Adair Turner and more than just capital
The financial regulator who recently called for a Tobin-like tax on banking is unapologetic about the fuss he caused, and determined to re-interate basic questions about what economics really is.
In his lively interview with Robert Peston (The Money Men, BBC Radio 4) FSA director and former investment banker Lord Adair Turner described the recent financial collapse as based on “collective irrational exuberance” within western capital markets, and said it was “the biggest crisis for a hundred years, if not the biggest crisis in the history of free market capitalism.”
What had happened, he suggested, was not simply a matter of mal-administration, but raised questions about the very nature of the system itself.
“One of the essences of what went wrong was [that we tried] to develop an idea of economics based too much on the notion of mathematical precision. … [But] economics is a mixed discipline: part mathematical, but also human and social.”
Scientific reductionism has to be questioned, he suggested, and the human behavioural variability and purpose of economics re-emphasised.
Turner continued: “We have got to make banks less intrinsically dangerous. The question is, ‘how?’”
The banking failure of the US, he pointed out, was one of interconnected small banks, whereas Britain’s involved larger ones. So reducing the size of the institutions is not necessarily the solution. Nor is it possible to distinguish easily between productive and ‘casino’ banks. Tweaking regulation is inadequate and problematic.
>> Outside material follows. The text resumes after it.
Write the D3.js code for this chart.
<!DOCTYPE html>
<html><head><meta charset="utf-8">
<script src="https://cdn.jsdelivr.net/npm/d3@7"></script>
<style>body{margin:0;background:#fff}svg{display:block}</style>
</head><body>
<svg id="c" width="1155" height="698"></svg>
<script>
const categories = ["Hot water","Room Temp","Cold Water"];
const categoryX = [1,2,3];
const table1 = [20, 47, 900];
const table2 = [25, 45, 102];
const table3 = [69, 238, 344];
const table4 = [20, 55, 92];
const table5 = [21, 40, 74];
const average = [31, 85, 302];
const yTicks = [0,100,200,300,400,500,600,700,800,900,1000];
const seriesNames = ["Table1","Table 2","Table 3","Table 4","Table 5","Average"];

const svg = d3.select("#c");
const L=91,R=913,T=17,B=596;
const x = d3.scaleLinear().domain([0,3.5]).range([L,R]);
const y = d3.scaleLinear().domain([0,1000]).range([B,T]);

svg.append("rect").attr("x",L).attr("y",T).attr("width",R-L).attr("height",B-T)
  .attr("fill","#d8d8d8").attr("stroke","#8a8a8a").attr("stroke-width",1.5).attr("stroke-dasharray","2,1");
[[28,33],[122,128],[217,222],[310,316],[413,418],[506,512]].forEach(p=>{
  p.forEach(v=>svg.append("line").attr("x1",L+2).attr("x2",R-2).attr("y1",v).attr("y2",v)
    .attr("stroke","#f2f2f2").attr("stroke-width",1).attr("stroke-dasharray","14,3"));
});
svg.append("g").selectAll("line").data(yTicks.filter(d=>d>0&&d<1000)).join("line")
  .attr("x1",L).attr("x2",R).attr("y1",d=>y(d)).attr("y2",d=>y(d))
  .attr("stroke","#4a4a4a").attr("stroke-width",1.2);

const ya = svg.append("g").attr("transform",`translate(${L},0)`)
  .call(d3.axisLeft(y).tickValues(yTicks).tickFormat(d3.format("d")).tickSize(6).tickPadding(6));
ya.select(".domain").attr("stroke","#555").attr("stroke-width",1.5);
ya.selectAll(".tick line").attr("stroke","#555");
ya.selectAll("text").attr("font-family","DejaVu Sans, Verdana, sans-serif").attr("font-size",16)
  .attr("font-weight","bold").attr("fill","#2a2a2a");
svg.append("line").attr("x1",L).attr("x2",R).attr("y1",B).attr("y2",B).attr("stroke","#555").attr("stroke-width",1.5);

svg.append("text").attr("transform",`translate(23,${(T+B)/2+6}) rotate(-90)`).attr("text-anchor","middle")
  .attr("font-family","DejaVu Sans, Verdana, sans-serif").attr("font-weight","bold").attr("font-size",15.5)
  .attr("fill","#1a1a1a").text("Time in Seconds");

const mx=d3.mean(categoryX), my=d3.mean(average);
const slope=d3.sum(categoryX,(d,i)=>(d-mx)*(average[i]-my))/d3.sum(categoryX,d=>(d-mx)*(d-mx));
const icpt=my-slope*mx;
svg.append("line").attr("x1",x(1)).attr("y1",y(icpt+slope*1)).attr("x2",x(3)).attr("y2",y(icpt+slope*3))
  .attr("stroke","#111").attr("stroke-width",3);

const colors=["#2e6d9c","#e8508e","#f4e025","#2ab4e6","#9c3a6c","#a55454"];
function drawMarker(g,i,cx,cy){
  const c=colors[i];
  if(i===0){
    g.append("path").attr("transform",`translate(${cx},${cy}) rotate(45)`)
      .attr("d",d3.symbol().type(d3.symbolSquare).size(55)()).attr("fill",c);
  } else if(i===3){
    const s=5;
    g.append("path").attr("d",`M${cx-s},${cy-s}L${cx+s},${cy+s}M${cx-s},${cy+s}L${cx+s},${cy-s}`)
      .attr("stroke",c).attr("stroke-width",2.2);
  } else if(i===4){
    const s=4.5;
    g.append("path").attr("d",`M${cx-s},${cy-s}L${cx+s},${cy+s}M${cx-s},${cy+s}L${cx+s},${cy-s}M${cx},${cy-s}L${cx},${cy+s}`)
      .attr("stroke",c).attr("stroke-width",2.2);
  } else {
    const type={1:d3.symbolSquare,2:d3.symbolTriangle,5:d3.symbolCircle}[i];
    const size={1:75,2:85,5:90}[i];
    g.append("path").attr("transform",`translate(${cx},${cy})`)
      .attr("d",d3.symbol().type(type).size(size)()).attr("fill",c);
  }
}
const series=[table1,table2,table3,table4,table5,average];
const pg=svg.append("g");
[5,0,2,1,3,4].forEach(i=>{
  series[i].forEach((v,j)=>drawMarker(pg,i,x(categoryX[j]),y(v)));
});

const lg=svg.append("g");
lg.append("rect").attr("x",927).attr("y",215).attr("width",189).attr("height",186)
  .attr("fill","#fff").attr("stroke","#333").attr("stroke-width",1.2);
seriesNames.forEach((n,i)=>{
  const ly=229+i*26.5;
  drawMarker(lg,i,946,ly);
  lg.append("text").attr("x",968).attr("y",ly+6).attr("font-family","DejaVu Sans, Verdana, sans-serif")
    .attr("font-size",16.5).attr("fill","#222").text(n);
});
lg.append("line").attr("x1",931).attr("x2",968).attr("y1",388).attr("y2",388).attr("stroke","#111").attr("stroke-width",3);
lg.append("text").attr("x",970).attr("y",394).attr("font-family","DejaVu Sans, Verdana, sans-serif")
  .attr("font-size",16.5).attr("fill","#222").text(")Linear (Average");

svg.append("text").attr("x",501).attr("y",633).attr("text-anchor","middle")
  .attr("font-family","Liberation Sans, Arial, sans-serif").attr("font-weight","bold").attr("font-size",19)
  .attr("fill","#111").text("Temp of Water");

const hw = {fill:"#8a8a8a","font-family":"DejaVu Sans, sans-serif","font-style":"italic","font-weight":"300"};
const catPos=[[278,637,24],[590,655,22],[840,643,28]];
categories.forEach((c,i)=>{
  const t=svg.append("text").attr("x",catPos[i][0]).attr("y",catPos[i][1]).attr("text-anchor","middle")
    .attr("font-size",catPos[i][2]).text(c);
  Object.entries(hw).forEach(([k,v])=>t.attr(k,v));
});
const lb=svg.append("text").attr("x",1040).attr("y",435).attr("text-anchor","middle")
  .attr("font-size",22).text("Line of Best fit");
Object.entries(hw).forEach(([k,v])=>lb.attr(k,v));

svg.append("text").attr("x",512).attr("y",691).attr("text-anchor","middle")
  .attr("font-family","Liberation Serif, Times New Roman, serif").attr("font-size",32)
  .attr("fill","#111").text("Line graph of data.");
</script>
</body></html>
The way forward is to make banking more expensive (via a tax on transactions, which would also fuel social goods) and to make banks hold more capital to sustain their activities.
“I can’t do the party loyalty game”, Turner said, talking of politics – in which he identified himself within the spectrum marked by Christian Democracy and social democracy. “I am interested in the intellectual challenge… If I hear a better argument, I will change my mind.” There is a vital role for independent thinking and action outside a party-based political process, he said.
I haven’t yet read Adair Turner’s Just Capital, but I intend to.
Economic thinking has got to get radical, green, rooted in locality as well as globality, and to stretch the notion of “accountancy” towards a broader conception of who is accountable to whom, for what.
We will need more than reform capitalists on that journey, but people like Turner, Soros and Stiglitz show that the fundamental questions are arising from within as well as without the current system.